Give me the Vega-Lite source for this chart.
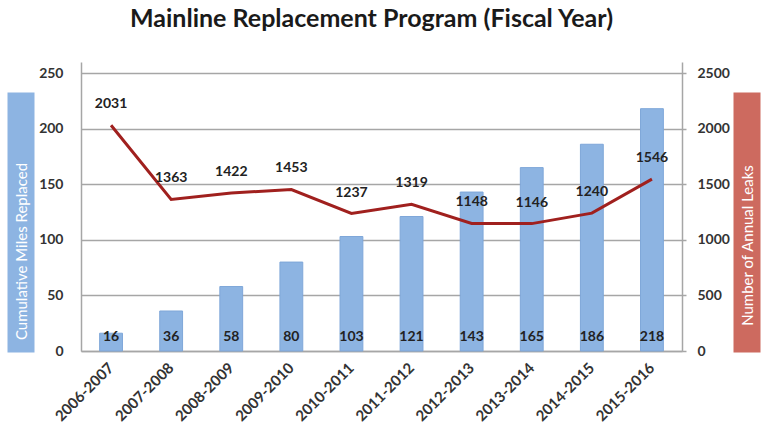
{
  "$schema": "https://vega.github.io/schema/vega-lite/v6.json",
  "autosize": "none",
  "width": 601,
  "height": 289,
  "padding": {"left": 81, "top": 62, "right": 82, "bottom": 75},
  "background": "white",
  "title": {
    "text": "Mainline Replacement Program (Fiscal Year)",
    "font": "Lato",
    "fontSize": 25,
    "fontWeight": "bold",
    "color": "#1a1a1a",
    "anchor": "middle",
    "baseline": "alphabetic",
    "offset": 10,
    "dx": -10
  },
  "config": {
    "view": {"stroke": null},
    "axis": {"labelFont": "Lato", "labelColor": "#222222", "titleFont": "Lato"}
  },
  "data": {
    "values": [
      {"year": "2006-2007", "miles": 16, "leaks": 2031},
      {"year": "2007-2008", "miles": 36, "leaks": 1363},
      {"year": "2008-2009", "miles": 58, "leaks": 1422},
      {"year": "2009-2010", "miles": 80, "leaks": 1453},
      {"year": "2010-2011", "miles": 103, "leaks": 1237},
      {"year": "2011-2012", "miles": 121, "leaks": 1319},
      {"year": "2012-2013", "miles": 143, "leaks": 1148},
      {"year": "2013-2014", "miles": 165, "leaks": 1146},
      {"year": "2014-2015", "miles": 186, "leaks": 1240},
      {"year": "2015-2016", "miles": 218, "leaks": 1546}
    ]
  },
  "encoding": {
    "x": {
      "field": "year",
      "type": "ordinal",
      "sort": null,
      "scale": {"paddingInner": 0, "paddingOuter": 0},
      "axis": {
        "title": null,
        "domain": true,
        "domainColor": "#a6a6a6",
        "domainWidth": 1.5,
        "ticks": false,
        "labelAngle": -45,
        "labelAlign": "right",
        "labelBaseline": "middle",
        "labelPadding": 14,
        "labelFontSize": 15,
        "labelFontWeight": "bold",
        "labelColor": "#333333"
      }
    }
  },
  "layer": [
    {
      "layer": [
        {
          "mark": {"type": "bar", "color": "#8DB4E2", "stroke": "#7FA7D9", "strokeWidth": 1, "width": {"band": 0.38}},
          "encoding": {
            "y": {
              "field": "miles",
              "type": "quantitative",
              "scale": {"domain": [0, 250]},
              "axis": {
                "orient": "left",
                "title": null,
                "values": [0, 50, 100, 150, 200, 250],
                "grid": true,
                "gridColor": "#a6a6a6",
                "gridWidth": 1.5,
                "domain": true,
                "domainColor": "#a6a6a6",
                "domainWidth": 1.5,
                "ticks": false,
                "tickSize": 0,
                "labelPadding": 18,
                "labelFontSize": 14,
                "labelFontWeight": "bold",
                "labelColor": "#333333"
              }
            }
          }
        },
        {
          "mark": {"type": "text", "font": "Lato", "fontSize": 14, "fontWeight": "bold", "color": "#222222", "baseline": "alphabetic", "dy": -10},
          "encoding": {
            "y": {"datum": 0, "type": "quantitative"},
            "text": {"field": "miles", "type": "quantitative"}
          }
        }
      ]
    },
    {
      "layer": [
        {
          "mark": {"type": "line", "color": "#A0201E", "strokeWidth": 3},
          "encoding": {
            "y": {
              "field": "leaks",
              "type": "quantitative",
              "scale": {"domain": [0, 2500]},
              "axis": {
                "orient": "right",
                "title": null,
                "values": [0, 500, 1000, 1500, 2000, 2500],
                "format": "d",
                "grid": false,
                "domain": true,
                "domainColor": "#a6a6a6",
                "domainWidth": 1.5,
                "ticks": true,
                "tickSize": 4,
                "tickColor": "#a6a6a6",
                "tickWidth": 1.5,
                "labelPadding": 11,
                "labelFontSize": 14,
                "labelFontWeight": "bold",
                "labelColor": "#333333"
              }
            }
          }
        },
        {
          "mark": {"type": "text", "font": "Lato", "fontSize": 14, "fontWeight": "bold", "color": "#222222", "baseline": "middle", "dy": -21},
          "encoding": {
            "y": {"field": "leaks", "type": "quantitative"},
            "text": {"field": "leaks", "type": "quantitative", "format": "d"}
          }
        }
      ]
    },
    {
      "mark": {"type": "point", "opacity": 0},
      "encoding": {
        "y": {
          "field": "miles",
          "type": "quantitative",
          "scale": {"domain": [0, 250], "range": [290, 30]},
          "axis": {
            "orient": "left",
            "offset": 60.5,
            "grid": false,
            "ticks": false,
            "labels": false,
            "domain": true,
            "domainColor": "#8DB4E2",
            "domainWidth": 27,
            "title": "Cumulative Miles Replaced",
            "titleColor": "white",
            "titleFontSize": 15,
            "titleFontWeight": "normal",
            "titleAngle": 270,
            "titleAlign": "center",
            "titleBaseline": "middle",
            "titleX": 1,
            "titleY": 189
          }
        }
      }
    },
    {
      "mark": {"type": "point", "opacity": 0},
      "encoding": {
        "y": {
          "field": "leaks",
          "type": "quantitative",
          "scale": {"domain": [0, 2500], "range": [290, 30]},
          "axis": {
            "orient": "right",
            "offset": 64.5,
            "grid": false,
            "ticks": false,
            "labels": false,
            "domain": true,
            "domainColor": "#CD6A5F",
            "domainWidth": 27,
            "title": "Number of Annual Leaks",
            "titleColor": "white",
            "titleFontSize": 15,
            "titleFontWeight": "normal",
            "titleAngle": 270,
            "titleAlign": "center",
            "titleBaseline": "middle",
            "titleX": 1,
            "titleY": 183
          }
        }
      }
    }
  ],
  "resolve": {"scale": {"y": "independent"}}
}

********

▸ **Set task**
Make an exact copy of the data, leaving its pictures out.

▸ **Response to this task**
Give me the Vega-Lite source for this chart.
{
  "$schema": "https://vega.github.io/schema/vega-lite/v6.json",
  "autosize": "none",
  "width": 601,
  "height": 289,
  "padding": {"left": 81, "top": 62, "right": 82, "bottom": 75},
  "background": "white",
  "title": {
    "text": "Mainline Replacement Program (Fiscal Year)",
    "font": "Lato",
    "fontSize": 25,
    "fontWeight": "bold",
    "color": "#1a1a1a",
    "anchor": "middle",
    "baseline": "alphabetic",
    "offset": 10,
    "dx": -10
  },
  "config": {
    "view": {"stroke": null},
    "axis": {"labelFont": "Lato", "labelColor": "#222222", "titleFont": "Lato"}
  },
  "data": {
    "values": [
      {"year": "2006-2007", "miles": 16, "leaks": 2031},
      {"year": "2007-2008", "miles": 36, "leaks": 1363},
      {"year": "2008-2009", "miles": 58, "leaks": 1422},
      {"year": "2009-2010", "miles": 80, "leaks": 1453},
      {"year": "2010-2011", "miles": 103, "leaks": 1237},
      {"year": "2011-2012", "miles": 121, "leaks": 1319},
      {"year": "2012-2013", "miles": 143, "leaks": 1148},
      {"year": "2013-2014", "miles": 165, "leaks": 1146},
      {"year": "2014-2015", "miles": 186, "leaks": 1240},
      {"year": "2015-2016", "miles": 218, "leaks": 1546}
    ]
  },
  "encoding": {
    "x": {
      "field": "year",
      "type": "ordinal",
      "sort": null,
      "scale": {"paddingInner": 0, "paddingOuter": 0},
      "axis": {
        "title": null,
        "domain": true,
        "domainColor": "#a6a6a6",
        "domainWidth": 1.5,
        "ticks": false,
        "labelAngle": -45,
        "labelAlign": "right",
        "labelBaseline": "middle",
        "labelPadding": 14,
        "labelFontSize": 15,
        "labelFontWeight": "bold",
        "labelColor": "#333333"
      }
    }
  },
  "layer": [
    {
      "layer": [
        {
          "mark": {"type": "bar", "color": "#8DB4E2", "stroke": "#7FA7D9", "strokeWidth": 1, "width": {"band": 0.38}},
          "encoding": {
            "y": {
              "field": "miles",
              "type": "quantitative",
              "scale": {"domain": [0, 250]},
              "axis": {
                "orient": "left",
                "title": null,
                "values": [0, 50, 100, 150, 200, 250],
                "grid": true,
                "gridColor": "#a6a6a6",
                "gridWidth": 1.5,
                "domain": true,
                "domainColor": "#a6a6a6",
                "domainWidth": 1.5,
                "ticks": false,
                "tickSize": 0,
                "labelPadding": 18,
                "labelFontSize": 14,
                "labelFontWeight": "bold",
                "labelColor": "#333333"
              }
            }
          }
        },
        {
          "mark": {"type": "text", "font": "Lato", "fontSize": 14, "fontWeight": "bold", "color": "#222222", "baseline": "alphabetic", "dy": -10},
          "encoding": {
            "y": {"datum": 0, "type": "quantitative"},
            "text": {"field": "miles", "type": "quantitative"}
          }
        }
      ]
    },
    {
      "layer": [
        {
          "mark": {"type": "line", "color": "#A0201E", "strokeWidth": 3},
          "encoding": {
            "y": {
              "field": "leaks",
              "type": "quantitative",
              "scale": {"domain": [0, 2500]},
              "axis": {
                "orient": "right",
                "title": null,
                "values": [0, 500, 1000, 1500, 2000, 2500],
                "format": "d",
                "grid": false,
                "domain": true,
                "domainColor": "#a6a6a6",
                "domainWidth": 1.5,
                "ticks": true,
                "tickSize": 4,
                "tickColor": "#a6a6a6",
                "tickWidth": 1.5,
                "labelPadding": 11,
                "labelFontSize": 14,
                "labelFontWeight": "bold",
                "labelColor": "#333333"
              }
            }
          }
        },
        {
          "mark": {"type": "text", "font": "Lato", "fontSize": 14, "fontWeight": "bold", "color": "#222222", "baseline": "middle", "dy": -21},
          "encoding": {
            "y": {"field": "leaks", "type": "quantitative"},
            "text": {"field": "leaks", "type": "quantitative", "format": "d"}
          }
        }
      ]
    },
    {
      "mark": {"type": "point", "opacity": 0},
      "encoding": {
        "y": {
          "field": "miles",
          "type": "quantitative",
          "scale": {"domain": [0, 250], "range": [290, 30]},
          "axis": {
            "orient": "left",
            "offset": 60.5,
            "grid": false,
            "ticks": false,
            "labels": false,
            "domain": true,
            "domainColor": "#8DB4E2",
            "domainWidth": 27,
            "title": "Cumulative Miles Replaced",
            "titleColor": "white",
            "titleFontSize": 15,
            "titleFontWeight": "normal",
            "titleAngle": 270,
            "titleAlign": "center",
            "titleBaseline": "middle",
            "titleX": 1,
            "titleY": 189
          }
        }
      }
    },
    {
      "mark": {"type": "point", "opacity": 0},
      "encoding": {
        "y": {
          "field": "leaks",
          "type": "quantitative",
          "scale": {"domain": [0, 2500], "range": [290, 30]},
          "axis": {
            "orient": "right",
            "offset": 64.5,
            "grid": false,
            "ticks": false,
            "labels": false,
            "domain": true,
            "domainColor": "#CD6A5F",
            "domainWidth": 27,
            "title": "Number of Annual Leaks",
            "titleColor": "white",
            "titleFontSize": 15,
            "titleFontWeight": "normal",
            "titleAngle": 270,
            "titleAlign": "center",
            "titleBaseline": "middle",
            "titleX": 1,
            "titleY": 183
          }
        }
      }
    }
  ],
  "resolve": {"scale": {"y": "independent"}}
}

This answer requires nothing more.